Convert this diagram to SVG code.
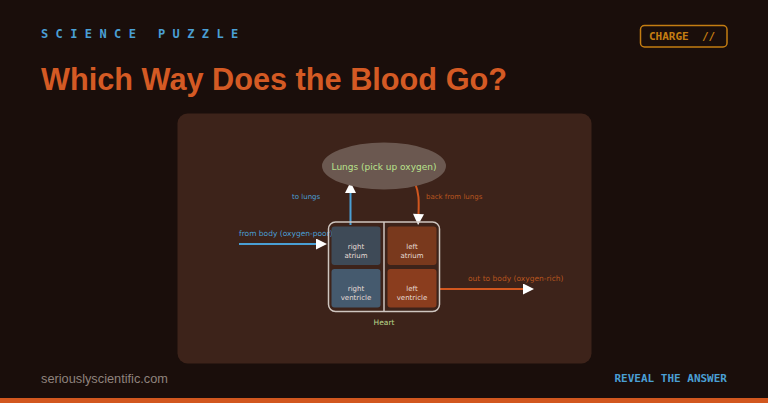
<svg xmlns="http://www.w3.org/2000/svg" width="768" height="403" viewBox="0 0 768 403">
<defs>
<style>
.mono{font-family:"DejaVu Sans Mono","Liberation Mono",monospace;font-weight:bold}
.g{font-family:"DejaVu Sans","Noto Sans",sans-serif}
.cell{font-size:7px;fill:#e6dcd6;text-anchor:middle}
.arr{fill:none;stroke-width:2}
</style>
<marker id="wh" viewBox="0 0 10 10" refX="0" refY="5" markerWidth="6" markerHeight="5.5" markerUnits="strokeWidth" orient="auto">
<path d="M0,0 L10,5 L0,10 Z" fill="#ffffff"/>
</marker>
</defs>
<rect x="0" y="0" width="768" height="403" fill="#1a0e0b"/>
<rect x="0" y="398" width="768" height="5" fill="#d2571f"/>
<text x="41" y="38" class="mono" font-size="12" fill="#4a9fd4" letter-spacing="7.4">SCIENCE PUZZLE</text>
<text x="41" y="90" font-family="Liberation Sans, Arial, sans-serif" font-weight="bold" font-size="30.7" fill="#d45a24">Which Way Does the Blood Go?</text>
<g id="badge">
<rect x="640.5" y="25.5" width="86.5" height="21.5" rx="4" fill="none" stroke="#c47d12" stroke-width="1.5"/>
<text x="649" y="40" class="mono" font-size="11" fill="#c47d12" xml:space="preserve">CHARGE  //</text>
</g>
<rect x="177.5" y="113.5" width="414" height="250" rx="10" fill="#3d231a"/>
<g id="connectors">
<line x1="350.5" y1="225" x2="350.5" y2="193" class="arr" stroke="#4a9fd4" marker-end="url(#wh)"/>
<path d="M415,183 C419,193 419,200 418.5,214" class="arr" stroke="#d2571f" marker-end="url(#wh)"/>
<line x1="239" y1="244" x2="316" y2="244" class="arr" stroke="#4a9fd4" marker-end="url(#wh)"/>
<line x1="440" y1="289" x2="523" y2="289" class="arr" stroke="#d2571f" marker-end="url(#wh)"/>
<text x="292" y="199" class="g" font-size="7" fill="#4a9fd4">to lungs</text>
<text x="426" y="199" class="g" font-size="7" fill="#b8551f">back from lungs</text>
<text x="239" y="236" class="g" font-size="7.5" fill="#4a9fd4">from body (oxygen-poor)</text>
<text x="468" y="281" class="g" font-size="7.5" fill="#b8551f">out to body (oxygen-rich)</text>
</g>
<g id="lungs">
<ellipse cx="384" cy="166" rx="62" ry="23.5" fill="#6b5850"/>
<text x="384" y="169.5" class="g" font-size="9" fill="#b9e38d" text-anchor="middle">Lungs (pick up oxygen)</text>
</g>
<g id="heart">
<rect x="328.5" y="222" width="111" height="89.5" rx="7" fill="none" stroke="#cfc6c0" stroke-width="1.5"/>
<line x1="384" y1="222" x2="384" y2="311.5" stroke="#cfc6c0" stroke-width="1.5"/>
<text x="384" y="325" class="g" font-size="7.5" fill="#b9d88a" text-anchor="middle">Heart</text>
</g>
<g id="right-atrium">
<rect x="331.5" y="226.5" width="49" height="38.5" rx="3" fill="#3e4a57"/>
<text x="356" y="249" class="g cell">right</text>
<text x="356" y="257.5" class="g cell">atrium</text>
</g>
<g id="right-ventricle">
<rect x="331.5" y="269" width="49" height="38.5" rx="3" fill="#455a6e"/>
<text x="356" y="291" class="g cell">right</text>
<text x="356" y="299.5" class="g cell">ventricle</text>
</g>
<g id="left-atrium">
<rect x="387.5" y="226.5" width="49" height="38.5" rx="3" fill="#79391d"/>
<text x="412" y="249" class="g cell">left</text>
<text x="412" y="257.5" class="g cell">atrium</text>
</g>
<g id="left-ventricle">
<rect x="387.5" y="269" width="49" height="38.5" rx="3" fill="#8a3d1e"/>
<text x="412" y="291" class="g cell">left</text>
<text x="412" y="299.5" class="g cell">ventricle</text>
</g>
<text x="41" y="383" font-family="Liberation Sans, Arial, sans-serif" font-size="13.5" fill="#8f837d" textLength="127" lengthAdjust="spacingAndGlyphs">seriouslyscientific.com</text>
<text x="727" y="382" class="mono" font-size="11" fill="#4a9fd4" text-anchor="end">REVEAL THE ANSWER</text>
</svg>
= = = = =
● WORK TO DO: The listing above must be printed again exactly, minus its pictures.

● OUTPUT:
Convert this diagram to SVG code.
<svg xmlns="http://www.w3.org/2000/svg" width="768" height="403" viewBox="0 0 768 403">
<defs>
<style>
.mono{font-family:"DejaVu Sans Mono","Liberation Mono",monospace;font-weight:bold}
.g{font-family:"DejaVu Sans","Noto Sans",sans-serif}
.cell{font-size:7px;fill:#e6dcd6;text-anchor:middle}
.arr{fill:none;stroke-width:2}
</style>
<marker id="wh" viewBox="0 0 10 10" refX="0" refY="5" markerWidth="6" markerHeight="5.5" markerUnits="strokeWidth" orient="auto">
<path d="M0,0 L10,5 L0,10 Z" fill="#ffffff"/>
</marker>
</defs>
<rect x="0" y="0" width="768" height="403" fill="#1a0e0b"/>
<rect x="0" y="398" width="768" height="5" fill="#d2571f"/>
<text x="41" y="38" class="mono" font-size="12" fill="#4a9fd4" letter-spacing="7.4">SCIENCE PUZZLE</text>
<text x="41" y="90" font-family="Liberation Sans, Arial, sans-serif" font-weight="bold" font-size="30.7" fill="#d45a24">Which Way Does the Blood Go?</text>
<g id="badge">
<rect x="640.5" y="25.5" width="86.5" height="21.5" rx="4" fill="none" stroke="#c47d12" stroke-width="1.5"/>
<text x="649" y="40" class="mono" font-size="11" fill="#c47d12" xml:space="preserve">CHARGE  //</text>
</g>
<rect x="177.5" y="113.5" width="414" height="250" rx="10" fill="#3d231a"/>
<g id="connectors">
<line x1="350.5" y1="225" x2="350.5" y2="193" class="arr" stroke="#4a9fd4" marker-end="url(#wh)"/>
<path d="M415,183 C419,193 419,200 418.5,214" class="arr" stroke="#d2571f" marker-end="url(#wh)"/>
<line x1="239" y1="244" x2="316" y2="244" class="arr" stroke="#4a9fd4" marker-end="url(#wh)"/>
<line x1="440" y1="289" x2="523" y2="289" class="arr" stroke="#d2571f" marker-end="url(#wh)"/>
<text x="292" y="199" class="g" font-size="7" fill="#4a9fd4">to lungs</text>
<text x="426" y="199" class="g" font-size="7" fill="#b8551f">back from lungs</text>
<text x="239" y="236" class="g" font-size="7.5" fill="#4a9fd4">from body (oxygen-poor)</text>
<text x="468" y="281" class="g" font-size="7.5" fill="#b8551f">out to body (oxygen-rich)</text>
</g>
<g id="lungs">
<ellipse cx="384" cy="166" rx="62" ry="23.5" fill="#6b5850"/>
<text x="384" y="169.5" class="g" font-size="9" fill="#b9e38d" text-anchor="middle">Lungs (pick up oxygen)</text>
</g>
<g id="heart">
<rect x="328.5" y="222" width="111" height="89.5" rx="7" fill="none" stroke="#cfc6c0" stroke-width="1.5"/>
<line x1="384" y1="222" x2="384" y2="311.5" stroke="#cfc6c0" stroke-width="1.5"/>
<text x="384" y="325" class="g" font-size="7.5" fill="#b9d88a" text-anchor="middle">Heart</text>
</g>
<g id="right-atrium">
<rect x="331.5" y="226.5" width="49" height="38.5" rx="3" fill="#3e4a57"/>
<text x="356" y="249" class="g cell">right</text>
<text x="356" y="257.5" class="g cell">atrium</text>
</g>
<g id="right-ventricle">
<rect x="331.5" y="269" width="49" height="38.5" rx="3" fill="#455a6e"/>
<text x="356" y="291" class="g cell">right</text>
<text x="356" y="299.5" class="g cell">ventricle</text>
</g>
<g id="left-atrium">
<rect x="387.5" y="226.5" width="49" height="38.5" rx="3" fill="#79391d"/>
<text x="412" y="249" class="g cell">left</text>
<text x="412" y="257.5" class="g cell">atrium</text>
</g>
<g id="left-ventricle">
<rect x="387.5" y="269" width="49" height="38.5" rx="3" fill="#8a3d1e"/>
<text x="412" y="291" class="g cell">left</text>
<text x="412" y="299.5" class="g cell">ventricle</text>
</g>
<text x="41" y="383" font-family="Liberation Sans, Arial, sans-serif" font-size="13.5" fill="#8f837d" textLength="127" lengthAdjust="spacingAndGlyphs">seriouslyscientific.com</text>
<text x="727" y="382" class="mono" font-size="11" fill="#4a9fd4" text-anchor="end">REVEAL THE ANSWER</text>
</svg>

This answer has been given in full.